I feel like we have come to some important understanding.
That is correct, under n2 whales can simply upvote themselves exclusively and over time they will reduce the use of Steem to 0 and the value of Steem also to 0$, just like under linear reward people can upvote themselves and reduce the reward to simple interest on SP, making the case for SP to be reduced to nothing.
Should Steem give the biggest advantage to those who don't engage in proof-of-brain?
Those who create bots and votes 10 of their own comments/posts a day are those who don't engage in proof-of-brain make practically 0 amount of effort and are assured a revenue overtime unless someone counteracts their vote ad infinitum all at the cost of the person who police.
The trick is to identify the proper balance between incentives and the risk of abuse. @dantheman
If 50% of people end up voting themselves while the other 50% end up downvoting them, the whole pool is up to grab with just one vote by any account even with the smallest vote.
How does that make a sounder system than super-linear reward?
Unde super linear those who have the most to lose can choose to try to abuse the reward but over time would reduce the demand for Steem and thus their Steem wealth making it irrational for them to do this.
Sure super linear can't protect against irrational behavior nor linear or any other system.
Under linear reward, the selfless investors will see their portion of the total Steem being reduced over time to the selfish investors.
The selfless investors want to incentivize selflessness and yet they will inevitably see their portion of the Steem being reduced when compared to the selfish investors.
The slefless investors will realise this over time and will leave.
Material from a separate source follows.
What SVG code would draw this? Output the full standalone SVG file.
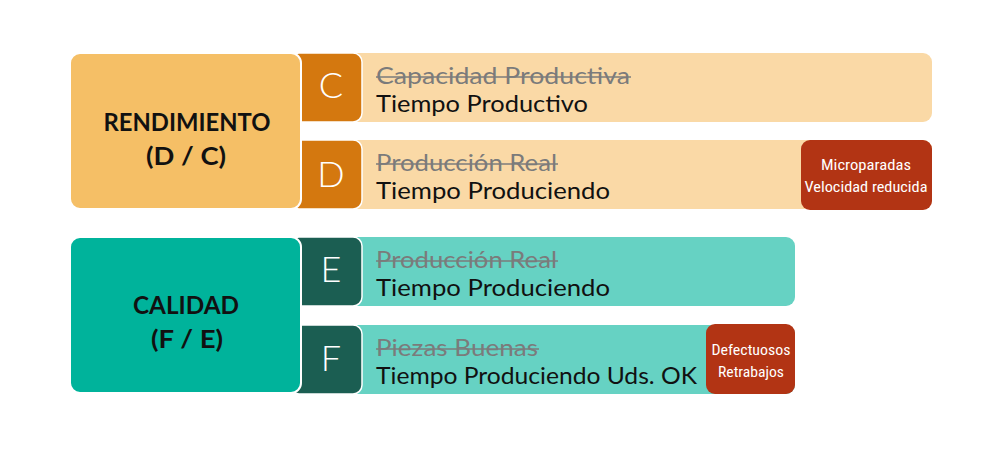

If 100% of all rewards were distributed via a flawed system, then it could devalue the entire platform; however, if just 1% of rewards are distributed by the same algorithm then any misallocations can be tolerated.
The trick is to identify the proper balance between incentives and the risk of abuse. @dantheman
Are The Selfless Delaying The Inevitable? (link)
Where we seem to get stuck in a loop is that you seem to think that if we switch to n^2 or some other form of super linear curve, the problem of “non-proof-of-brain” rewards is just automatically fixed. You seem to be characterizing it in a way that the stakeholders with tons of stake will not act selfishly and they will actually vote in ways that benefit the platform.